Eu ia presidir a Vara Trabalhista de Breves, no Marajo, enquanto o juiz titular estava de férias.
Para chegar lá, duas alternativas.
Ou as horas pacientes e sem fim de uma embarcação, ou o avião monomotor.
O teco-teco que me levaria, decolava do antigo Aeroclube.
Nessa viagem, voaríamos apertados o piloto, este que escreve pra vocês, e, no assento traseiro um padre e uma freira.
Eu já me considerava um veterano em voos monomotores.

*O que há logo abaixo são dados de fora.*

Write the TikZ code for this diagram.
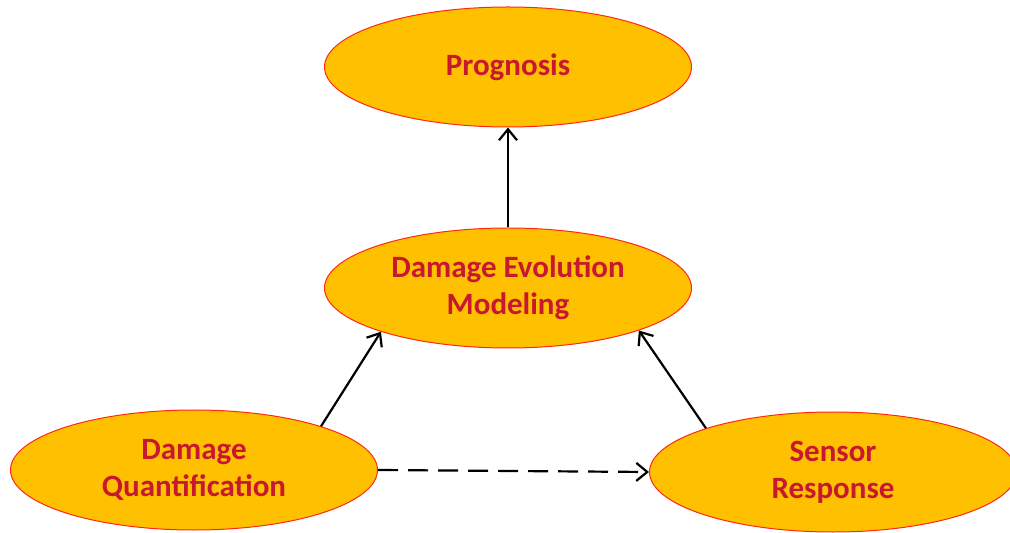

Quando jovem, trabalhei no Banco do Brasil em Alenquer e por longo tempo, toda sexta feira às cinco da tarde o meu amigo Ferreira, que namorava minha vizinha Cleonice, me dava carona para Santarém no aviãozinho dele, que fazia fretes para o balatal.
Era uma emoção estética contemplar o imenso tapete verde da floresta e os rios se contorcendo ali embaixo de nós, no avião.
Certa vez, ele me perguntou se eu tinha coragem de fazer aquela dita viagem no teco-teco.
No afã de rever a família, disse logo que sim, sem nem saber o motivo da pergunta.
Então ele falou:
– É o seguinte… o avião teve um probleminha, carregando balata e a porta do lado do passageiro caiu. Estou levando pra fazer a manutenção. Topas?
E eu, no verdor dos meus vinte anos, embarquei amarrado na cadeira do passageiro. Nem me passou pela cabeça que se a aeronave tivesse alguma pane eu estava preso.
E chegamos ao destino sãos e salvos, graças a Deus.
Mas, eu estava falando da minha epopeia marajoara.
O voo era para Breves, como falei. Mas o sacerdote e a freira mencionados desceram em Oeiras, sabe onde?
No quintal de um colégio!
Quando o monomotor vinha descendo dava pra ver a criançada correndo perigosamente para a pista de pouso improvisada, para ver o avião, deixando as freiras desesperadas para contê-las… e só no derradeiro instante conseguiram.
Logo que o padre e a irmã saíram, não demorou nem cinco minutos e levantamos voo novamente.
A “pista” improvisada era o pequeno campo de futebol do colégio.
Na Amazônia vale tudo. Sei de estórias de arrepiar com os teco-tecós que voavam para o garimpo, fazendo a linha Santarém-Itaituba.
E o meu aviãozinho marajoara ia decolar heroicamente.
O piloto me olha e diz:
– Olha ai, não sei se dá pra subir. O espaço ficou pequeno e ali na frente tem diversas castanheiras imensas. Vou dar toda força no
motor… vai rezando aí tudo o que tu souberes…
A reza funcionou. Subimos raspando o topo das árvores e eu pensei que íamos estourar.
E conseguimos, finalmente, encerrar nossa aventura em Breves, nas margens do rio Parauau.
De tardinha fui assistir uma missa de agradecimento e comecei uma amizade nova com o frei Boze, um frade espanhol, pároco da cidade. Mas é assunto para depois.